Dataset extract:
>>>>

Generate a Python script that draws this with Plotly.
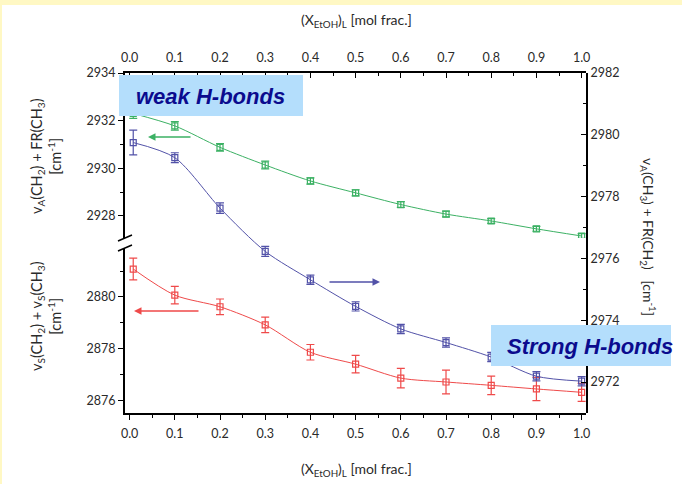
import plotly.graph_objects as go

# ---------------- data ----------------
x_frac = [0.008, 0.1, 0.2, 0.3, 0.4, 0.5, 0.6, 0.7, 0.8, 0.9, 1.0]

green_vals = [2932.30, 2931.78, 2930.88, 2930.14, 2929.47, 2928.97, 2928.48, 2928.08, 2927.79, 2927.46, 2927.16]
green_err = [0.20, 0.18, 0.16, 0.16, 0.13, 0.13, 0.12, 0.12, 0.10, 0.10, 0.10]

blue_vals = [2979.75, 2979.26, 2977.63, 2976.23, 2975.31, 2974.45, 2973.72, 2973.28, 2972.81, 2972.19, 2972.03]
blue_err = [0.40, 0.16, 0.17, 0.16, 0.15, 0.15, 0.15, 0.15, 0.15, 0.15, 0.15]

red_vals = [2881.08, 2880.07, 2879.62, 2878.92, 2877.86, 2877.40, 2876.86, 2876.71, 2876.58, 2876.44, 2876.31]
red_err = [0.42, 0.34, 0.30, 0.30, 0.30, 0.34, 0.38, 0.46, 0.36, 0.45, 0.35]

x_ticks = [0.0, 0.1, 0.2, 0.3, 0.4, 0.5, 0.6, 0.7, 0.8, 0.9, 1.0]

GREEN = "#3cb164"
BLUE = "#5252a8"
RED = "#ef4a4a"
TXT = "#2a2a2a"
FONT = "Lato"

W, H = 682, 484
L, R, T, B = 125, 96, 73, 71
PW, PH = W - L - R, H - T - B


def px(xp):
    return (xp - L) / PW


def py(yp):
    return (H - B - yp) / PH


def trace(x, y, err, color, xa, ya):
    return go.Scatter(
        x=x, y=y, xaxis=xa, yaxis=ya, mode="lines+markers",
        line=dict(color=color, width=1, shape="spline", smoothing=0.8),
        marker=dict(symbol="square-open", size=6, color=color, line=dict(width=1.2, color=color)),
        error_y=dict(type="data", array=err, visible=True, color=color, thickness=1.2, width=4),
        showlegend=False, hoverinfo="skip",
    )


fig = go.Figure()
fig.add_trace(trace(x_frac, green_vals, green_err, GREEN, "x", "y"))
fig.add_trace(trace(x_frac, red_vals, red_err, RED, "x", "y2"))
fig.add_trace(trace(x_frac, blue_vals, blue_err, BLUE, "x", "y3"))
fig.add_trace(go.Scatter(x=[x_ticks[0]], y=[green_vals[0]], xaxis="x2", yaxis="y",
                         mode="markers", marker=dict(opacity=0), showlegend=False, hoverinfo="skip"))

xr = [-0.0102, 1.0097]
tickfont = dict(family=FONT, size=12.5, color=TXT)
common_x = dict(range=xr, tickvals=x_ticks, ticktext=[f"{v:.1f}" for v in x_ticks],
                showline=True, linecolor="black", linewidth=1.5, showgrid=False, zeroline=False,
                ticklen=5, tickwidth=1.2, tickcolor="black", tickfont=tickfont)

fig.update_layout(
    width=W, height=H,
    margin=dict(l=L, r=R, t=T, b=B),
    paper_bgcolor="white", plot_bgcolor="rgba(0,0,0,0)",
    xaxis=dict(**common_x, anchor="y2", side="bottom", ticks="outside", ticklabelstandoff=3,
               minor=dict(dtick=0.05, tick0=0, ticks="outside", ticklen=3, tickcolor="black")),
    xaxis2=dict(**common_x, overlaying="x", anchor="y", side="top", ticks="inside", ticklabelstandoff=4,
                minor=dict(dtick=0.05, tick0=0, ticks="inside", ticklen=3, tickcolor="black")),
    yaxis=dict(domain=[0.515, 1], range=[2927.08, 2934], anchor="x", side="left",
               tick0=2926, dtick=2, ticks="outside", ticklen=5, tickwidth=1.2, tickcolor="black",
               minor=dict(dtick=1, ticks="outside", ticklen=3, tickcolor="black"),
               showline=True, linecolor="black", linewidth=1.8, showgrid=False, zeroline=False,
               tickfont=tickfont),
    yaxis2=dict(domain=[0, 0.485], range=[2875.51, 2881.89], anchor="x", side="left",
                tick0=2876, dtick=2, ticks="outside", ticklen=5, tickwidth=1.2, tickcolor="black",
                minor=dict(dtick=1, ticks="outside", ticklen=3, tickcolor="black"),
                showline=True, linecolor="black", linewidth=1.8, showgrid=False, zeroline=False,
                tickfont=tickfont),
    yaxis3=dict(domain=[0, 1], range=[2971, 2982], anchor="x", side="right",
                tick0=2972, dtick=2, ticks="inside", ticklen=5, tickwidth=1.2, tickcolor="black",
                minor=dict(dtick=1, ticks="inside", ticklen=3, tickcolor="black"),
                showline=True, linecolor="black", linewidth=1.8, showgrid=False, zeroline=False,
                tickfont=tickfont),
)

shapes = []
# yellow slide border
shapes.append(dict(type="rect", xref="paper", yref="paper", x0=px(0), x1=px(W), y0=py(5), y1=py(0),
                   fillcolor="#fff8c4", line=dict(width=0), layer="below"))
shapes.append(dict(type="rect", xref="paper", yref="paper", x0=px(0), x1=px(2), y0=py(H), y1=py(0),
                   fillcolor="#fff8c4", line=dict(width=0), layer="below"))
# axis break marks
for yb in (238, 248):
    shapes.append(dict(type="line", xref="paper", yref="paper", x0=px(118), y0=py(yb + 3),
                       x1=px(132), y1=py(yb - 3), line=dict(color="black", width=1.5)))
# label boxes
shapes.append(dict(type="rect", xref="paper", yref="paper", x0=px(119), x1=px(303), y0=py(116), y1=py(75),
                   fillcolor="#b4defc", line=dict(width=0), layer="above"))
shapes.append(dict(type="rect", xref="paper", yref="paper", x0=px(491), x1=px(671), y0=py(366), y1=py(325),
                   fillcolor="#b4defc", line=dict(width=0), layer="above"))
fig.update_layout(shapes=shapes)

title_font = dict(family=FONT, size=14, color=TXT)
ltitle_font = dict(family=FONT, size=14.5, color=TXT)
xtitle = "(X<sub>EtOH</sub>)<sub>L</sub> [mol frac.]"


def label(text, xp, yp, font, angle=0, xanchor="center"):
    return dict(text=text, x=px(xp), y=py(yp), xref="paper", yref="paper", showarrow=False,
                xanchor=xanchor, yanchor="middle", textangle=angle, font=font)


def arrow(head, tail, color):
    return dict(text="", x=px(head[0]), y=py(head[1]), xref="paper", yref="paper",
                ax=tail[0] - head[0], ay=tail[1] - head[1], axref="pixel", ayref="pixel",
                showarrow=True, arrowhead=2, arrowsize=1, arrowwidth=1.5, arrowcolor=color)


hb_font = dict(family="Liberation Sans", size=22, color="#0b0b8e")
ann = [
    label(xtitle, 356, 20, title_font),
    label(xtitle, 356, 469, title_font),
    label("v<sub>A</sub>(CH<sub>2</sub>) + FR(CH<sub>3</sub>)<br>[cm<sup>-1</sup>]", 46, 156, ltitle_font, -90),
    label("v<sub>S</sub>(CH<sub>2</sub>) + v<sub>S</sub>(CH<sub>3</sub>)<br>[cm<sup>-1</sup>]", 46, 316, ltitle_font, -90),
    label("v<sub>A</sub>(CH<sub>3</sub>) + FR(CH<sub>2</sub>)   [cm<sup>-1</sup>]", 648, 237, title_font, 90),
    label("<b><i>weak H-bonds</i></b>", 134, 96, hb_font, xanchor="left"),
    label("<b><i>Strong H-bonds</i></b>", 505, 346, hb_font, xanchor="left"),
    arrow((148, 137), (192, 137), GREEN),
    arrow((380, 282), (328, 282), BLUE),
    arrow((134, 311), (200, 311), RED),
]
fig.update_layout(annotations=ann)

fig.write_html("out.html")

<<<<

What you are asked to do: All the lines above are to be reproduced exactly, except the pictures.

Result of this exercise:
Generate a Python script that draws this with Plotly.
import plotly.graph_objects as go

# ---------------- data ----------------
x_frac = [0.008, 0.1, 0.2, 0.3, 0.4, 0.5, 0.6, 0.7, 0.8, 0.9, 1.0]

green_vals = [2932.30, 2931.78, 2930.88, 2930.14, 2929.47, 2928.97, 2928.48, 2928.08, 2927.79, 2927.46, 2927.16]
green_err = [0.20, 0.18, 0.16, 0.16, 0.13, 0.13, 0.12, 0.12, 0.10, 0.10, 0.10]

blue_vals = [2979.75, 2979.26, 2977.63, 2976.23, 2975.31, 2974.45, 2973.72, 2973.28, 2972.81, 2972.19, 2972.03]
blue_err = [0.40, 0.16, 0.17, 0.16, 0.15, 0.15, 0.15, 0.15, 0.15, 0.15, 0.15]

red_vals = [2881.08, 2880.07, 2879.62, 2878.92, 2877.86, 2877.40, 2876.86, 2876.71, 2876.58, 2876.44, 2876.31]
red_err = [0.42, 0.34, 0.30, 0.30, 0.30, 0.34, 0.38, 0.46, 0.36, 0.45, 0.35]

x_ticks = [0.0, 0.1, 0.2, 0.3, 0.4, 0.5, 0.6, 0.7, 0.8, 0.9, 1.0]

GREEN = "#3cb164"
BLUE = "#5252a8"
RED = "#ef4a4a"
TXT = "#2a2a2a"
FONT = "Lato"

W, H = 682, 484
L, R, T, B = 125, 96, 73, 71
PW, PH = W - L - R, H - T - B


def px(xp):
    return (xp - L) / PW


def py(yp):
    return (H - B - yp) / PH


def trace(x, y, err, color, xa, ya):
    return go.Scatter(
        x=x, y=y, xaxis=xa, yaxis=ya, mode="lines+markers",
        line=dict(color=color, width=1, shape="spline", smoothing=0.8),
        marker=dict(symbol="square-open", size=6, color=color, line=dict(width=1.2, color=color)),
        error_y=dict(type="data", array=err, visible=True, color=color, thickness=1.2, width=4),
        showlegend=False, hoverinfo="skip",
    )


fig = go.Figure()
fig.add_trace(trace(x_frac, green_vals, green_err, GREEN, "x", "y"))
fig.add_trace(trace(x_frac, red_vals, red_err, RED, "x", "y2"))
fig.add_trace(trace(x_frac, blue_vals, blue_err, BLUE, "x", "y3"))
fig.add_trace(go.Scatter(x=[x_ticks[0]], y=[green_vals[0]], xaxis="x2", yaxis="y",
                         mode="markers", marker=dict(opacity=0), showlegend=False, hoverinfo="skip"))

xr = [-0.0102, 1.0097]
tickfont = dict(family=FONT, size=12.5, color=TXT)
common_x = dict(range=xr, tickvals=x_ticks, ticktext=[f"{v:.1f}" for v in x_ticks],
                showline=True, linecolor="black", linewidth=1.5, showgrid=False, zeroline=False,
                ticklen=5, tickwidth=1.2, tickcolor="black", tickfont=tickfont)

fig.update_layout(
    width=W, height=H,
    margin=dict(l=L, r=R, t=T, b=B),
    paper_bgcolor="white", plot_bgcolor="rgba(0,0,0,0)",
    xaxis=dict(**common_x, anchor="y2", side="bottom", ticks="outside", ticklabelstandoff=3,
               minor=dict(dtick=0.05, tick0=0, ticks="outside", ticklen=3, tickcolor="black")),
    xaxis2=dict(**common_x, overlaying="x", anchor="y", side="top", ticks="inside", ticklabelstandoff=4,
                minor=dict(dtick=0.05, tick0=0, ticks="inside", ticklen=3, tickcolor="black")),
    yaxis=dict(domain=[0.515, 1], range=[2927.08, 2934], anchor="x", side="left",
               tick0=2926, dtick=2, ticks="outside", ticklen=5, tickwidth=1.2, tickcolor="black",
               minor=dict(dtick=1, ticks="outside", ticklen=3, tickcolor="black"),
               showline=True, linecolor="black", linewidth=1.8, showgrid=False, zeroline=False,
               tickfont=tickfont),
    yaxis2=dict(domain=[0, 0.485], range=[2875.51, 2881.89], anchor="x", side="left",
                tick0=2876, dtick=2, ticks="outside", ticklen=5, tickwidth=1.2, tickcolor="black",
                minor=dict(dtick=1, ticks="outside", ticklen=3, tickcolor="black"),
                showline=True, linecolor="black", linewidth=1.8, showgrid=False, zeroline=False,
                tickfont=tickfont),
    yaxis3=dict(domain=[0, 1], range=[2971, 2982], anchor="x", side="right",
                tick0=2972, dtick=2, ticks="inside", ticklen=5, tickwidth=1.2, tickcolor="black",
                minor=dict(dtick=1, ticks="inside", ticklen=3, tickcolor="black"),
                showline=True, linecolor="black", linewidth=1.8, showgrid=False, zeroline=False,
                tickfont=tickfont),
)

shapes = []
# yellow slide border
shapes.append(dict(type="rect", xref="paper", yref="paper", x0=px(0), x1=px(W), y0=py(5), y1=py(0),
                   fillcolor="#fff8c4", line=dict(width=0), layer="below"))
shapes.append(dict(type="rect", xref="paper", yref="paper", x0=px(0), x1=px(2), y0=py(H), y1=py(0),
                   fillcolor="#fff8c4", line=dict(width=0), layer="below"))
# axis break marks
for yb in (238, 248):
    shapes.append(dict(type="line", xref="paper", yref="paper", x0=px(118), y0=py(yb + 3),
                       x1=px(132), y1=py(yb - 3), line=dict(color="black", width=1.5)))
# label boxes
shapes.append(dict(type="rect", xref="paper", yref="paper", x0=px(119), x1=px(303), y0=py(116), y1=py(75),
                   fillcolor="#b4defc", line=dict(width=0), layer="above"))
shapes.append(dict(type="rect", xref="paper", yref="paper", x0=px(491), x1=px(671), y0=py(366), y1=py(325),
                   fillcolor="#b4defc", line=dict(width=0), layer="above"))
fig.update_layout(shapes=shapes)

title_font = dict(family=FONT, size=14, color=TXT)
ltitle_font = dict(family=FONT, size=14.5, color=TXT)
xtitle = "(X<sub>EtOH</sub>)<sub>L</sub> [mol frac.]"


def label(text, xp, yp, font, angle=0, xanchor="center"):
    return dict(text=text, x=px(xp), y=py(yp), xref="paper", yref="paper", showarrow=False,
                xanchor=xanchor, yanchor="middle", textangle=angle, font=font)


def arrow(head, tail, color):
    return dict(text="", x=px(head[0]), y=py(head[1]), xref="paper", yref="paper",
                ax=tail[0] - head[0], ay=tail[1] - head[1], axref="pixel", ayref="pixel",
                showarrow=True, arrowhead=2, arrowsize=1, arrowwidth=1.5, arrowcolor=color)


hb_font = dict(family="Liberation Sans", size=22, color="#0b0b8e")
ann = [
    label(xtitle, 356, 20, title_font),
    label(xtitle, 356, 469, title_font),
    label("v<sub>A</sub>(CH<sub>2</sub>) + FR(CH<sub>3</sub>)<br>[cm<sup>-1</sup>]", 46, 156, ltitle_font, -90),
    label("v<sub>S</sub>(CH<sub>2</sub>) + v<sub>S</sub>(CH<sub>3</sub>)<br>[cm<sup>-1</sup>]", 46, 316, ltitle_font, -90),
    label("v<sub>A</sub>(CH<sub>3</sub>) + FR(CH<sub>2</sub>)   [cm<sup>-1</sup>]", 648, 237, title_font, 90),
    label("<b><i>weak H-bonds</i></b>", 134, 96, hb_font, xanchor="left"),
    label("<b><i>Strong H-bonds</i></b>", 505, 346, hb_font, xanchor="left"),
    arrow((148, 137), (192, 137), GREEN),
    arrow((380, 282), (328, 282), BLUE),
    arrow((134, 311), (200, 311), RED),
]
fig.update_layout(annotations=ann)

fig.write_html("out.html")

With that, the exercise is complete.